7.2 Road Deactivation Professional Responsibilities & Considerations

A decision to deactivate a road may be an outcome from:

  • resource planning;
  • a road plan; or 
  • an evaluation of risk. 

A member may be involved in determining the need for deactivation, by analyzing items such as

  • risk;
  • cost-benefit considerations; and 
  • silvicultural objectives. 

As with other road elements, a CM takes professional responsibility for the development of prescriptions and the field implementation of the prescriptions. As such, the CM must provide direction as to what deactivation measures are required, considering:

  • the level of hazard;
  • the risk to downslope values; and 
  • the complexity of terrain and road conditions. 
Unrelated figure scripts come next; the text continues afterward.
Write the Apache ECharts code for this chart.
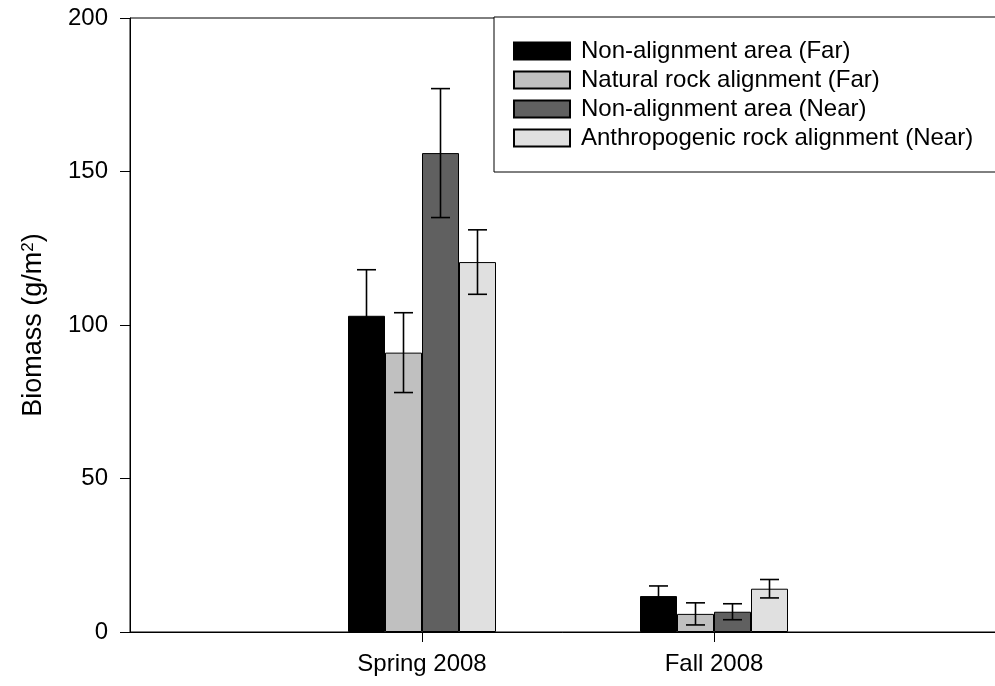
<!DOCTYPE html>
<html>
<head>
<meta charset="utf-8">
<script src="https://cdn.jsdelivr.net/npm/echarts@6/dist/echarts.min.js"></script>
<style>html,body{margin:0;padding:0;background:#fff;}#c{width:995px;height:686px;}</style>
</head>
<body>
<div id="c"></div>
<script>
// categories (empty ends pad the axis)
var categories = ['', 'Spring 2008', 'Fall 2008', ''];
var seriesNames = ['Non-alignment area (Far)', 'Natural rock alignment (Far)', 'Non-alignment area (Near)', 'Anthropogenic rock alignment (Near)'];
var nonAlignFar = [null, 103, 11.7, null];
var naturalFar = [null, 91, 5.9, null];
var nonAlignNear = [null, 156, 6.6, null];
var anthroNear = [null, 120.5, 14.1, null];
var errNonAlignFar = [null, 15, 3.3, null];
var errNaturalFar = [null, 13, 3.6, null];
var errNonAlignNear = [null, 21, 2.6, null];
var errAnthroNear = [null, 10.5, 3, null];
var yTicks = [0, 50, 100, 150, 200];

var values = [nonAlignFar, naturalFar, nonAlignNear, anthroNear];
var errors = [errNonAlignFar, errNaturalFar, errNonAlignNear, errAnthroNear];
var colors = ['#000000', '#c0c0c0', '#606060', '#e0e0e0'];
var BAR_W = 37;
var FONT = 'Liberation Sans, Arial, sans-serif';

var chart = echarts.init(document.getElementById('c'), null, {renderer: 'canvas'});

var series = [];
values.forEach(function (vals, i) {
  series.push({
    name: seriesNames[i],
    type: 'bar',
    data: vals,
    barWidth: BAR_W,
    barGap: '0%',
    itemStyle: {color: colors[i], borderColor: '#000', borderWidth: 1},
    emphasis: {disabled: true},
    z: 2
  });
});
values.forEach(function (vals, i) {
  var data = [];
  vals.forEach(function (v, k) {
    if (v != null) data.push([k, v, errors[i][k]]);
  });
  series.push({
    type: 'custom',
    silent: true,
    z: 5,
    data: data,
    renderItem: function (params, api) {
      var k = api.value(0), v = api.value(1), e = api.value(2);
      var offset = (i - 1.5) * BAR_W;
      var top = api.coord([k, v + e]);
      var bot = api.coord([k, v - e]);
      var x = top[0] + offset;
      var cap = 9.5;
      var st = {stroke: '#000', lineWidth: 1.6};
      return {
        type: 'group',
        children: [
          {type: 'line', shape: {x1: x, y1: top[1], x2: x, y2: bot[1]}, style: st},
          {type: 'line', shape: {x1: x - cap, y1: top[1], x2: x + cap, y2: top[1]}, style: st},
          {type: 'line', shape: {x1: x - cap, y1: bot[1], x2: x + cap, y2: bot[1]}, style: st}
        ]
      };
    }
  });
});

chart.setOption({
  animation: false,
  backgroundColor: '#fff',
  textStyle: {fontFamily: FONT},
  grid: {left: 130, width: 876, top: 18, bottom: 54, show: true, borderColor: '#000', borderWidth: 1,
    backgroundColor: 'transparent', outerBoundsMode: 'none', containLabel: false},
  legend: {
    data: seriesNames,
    orient: 'vertical',
    left: 494,
    top: 17,
    padding: [22, 40, 22, 19],
    icon: 'rect',
    itemWidth: 56,
    itemHeight: 17,
    itemGap: 5,
    borderColor: '#000',
    borderWidth: 1,
    backgroundColor: '#fff',
    selectedMode: false,
    textStyle: {fontSize: 24, color: '#000', fontFamily: FONT, padding: [0, 0, 0, 6]}
  },
  xAxis: {
    type: 'category',
    data: categories,
    boundaryGap: false,
    axisLine: {lineStyle: {color: '#000', width: 1}},
    axisTick: {show: true, length: 10, inside: false, lineStyle: {color: '#000'},
      interval: function (idx, val) { return val !== ''; }},
    axisLabel: {fontSize: 24, color: '#000', margin: 20, fontFamily: FONT,
      interval: function (idx, val) { return val !== ''; }},
    splitLine: {show: false}
  },
  yAxis: {
    type: 'value',
    min: yTicks[0],
    max: yTicks[yTicks.length - 1],
    interval: 50,
    name: '{a|Biomass (g/m}{b|2}{a|)}',
    nameLocation: 'middle',
    nameGap: 83,
    nameTextStyle: {
      color: '#000',
      fontFamily: FONT,
      rich: {
        a: {fontSize: 27, color: '#000', fontFamily: FONT},
        b: {fontSize: 17, color: '#000', fontFamily: FONT, verticalAlign: 'top', padding: [0, 0, 10, 0]}
      }
    },
    axisLine: {show: true, lineStyle: {color: '#000', width: 1}},
    axisTick: {show: true, length: 10, inside: false, lineStyle: {color: '#000'}},
    axisLabel: {fontSize: 24, color: '#000', margin: 22, fontFamily: FONT},
    splitLine: {show: false}
  },
  series: series
});
</script>
</body>
</html>
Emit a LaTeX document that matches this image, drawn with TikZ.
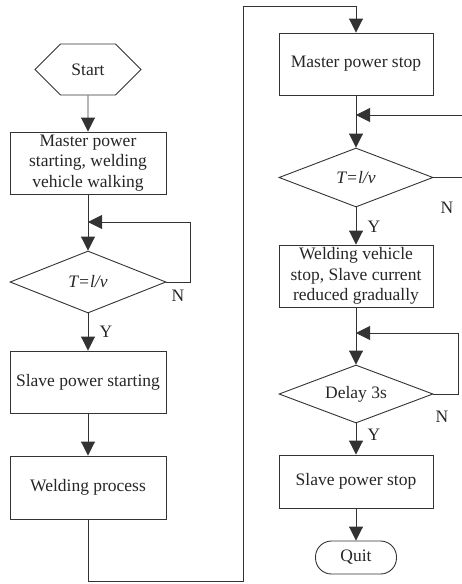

There may be a need for the CM to specify and incorporate input from other Members or Specialists for more complex or higher risk cases. Examples of such deactivation works include: 

  • removal of structures such as bridges, cribs or retaining structures; 
  • removal of drainage structures under large fills; 
  • removal of drainage structures where the work could have an impact on other resources such as fish habitat or water quality for a community water supply;
  •  stabilizing fills on steep slopes; and 
  • road sections on or above steep slopes where drainage management is important for stability of slopes below the road.

Where, in the opinion of the CM, road deactivation is to be carried out in straightforward low-risk conditions, the CM may prepare a prescription that consists of Standard Operating Procedures (SOPs) that match practices to be followed with existing road conditions. Generally, for these projects, the deactivation prescription would not require the completion of a Road Project Assurance Statement, unless there were sections of road works that could not be addressed through application of an SOP.

In those cases where the applications of SOP’s are not adequate, a CM must prepare a detailed site specific road deactivation prescription and carry out field reviews of the work (or delegate field reviews) as appropriate during or following the site work. Additionally, the CM must ensure that the prescription requires the completion of a Road Project Assurance Statement.

The CM ensures that any road deactivation prescription contains sufficient information so that the measures to be carried out are clearly understood by the road personnel carrying out the work, including references to field markings where needed. A road deactivation prescription could range from simple maps or references to field markings to detailed procedures with drawings and survey controls.

7.2.1 Involvement of Specialists in Road Deactivation

Use the services of a Specialist professional to carry out a terrain stability assessment and prepare the applicable portion of the road deactivation prescription if any of the following apply:

  • terrain stability mapping indicates that the road is located on terrain that is unstable or potentially unstable;
  • terrain stability mapping has not been done, and the road is located on terrain with slopes greater than 60%;
  • the road is located on terrain where there are indicators of slope instability;
  • the areas downslope or upslope of the road (or adjacent to or connected to it) contain elements at risk of damage or loss from a landslide, and the road crosses areas having a moderate or high likelihood of landslide occurrence;

7.2.2 Professional Field Reviews

Generally, for the more complex projects, state the rationale for field reviews by or on behalf of the CM in the deactivation prescription, and describe any specific concerns and the potential consequences of not carrying out professional field reviews. As well, identify in the rationale the timing and number of the professional field reviews.

Note: The cost to carry out road fill pullback a second time to repair deficiencies can be much higher than the cost of the original pullback work. Thus, thorough field reviews are prudent where full road fill pullback is being planned for areas located above high-value resources such as highways and residential development.

Unanticipated subsurface conditions may be encountered during deactivation works. In such an event, and if potential material adverse impacts to adjacent resources are identified, ensure that the CM conducts a field review before the project continues.

7.2.3 Project Assurance

Based upon the risk to other resources as a result of poor deactivation work, consider carrying out a subsequent field inspection of any completed project.

For those projects identified in the deactivation prescription as needing sign-off of the Road Project Assurance Statement (PDF), the CM must sign off the assurance statement, and must ensure that the statement includes or is accompanied by drawings that document the completed works after completion of the works,.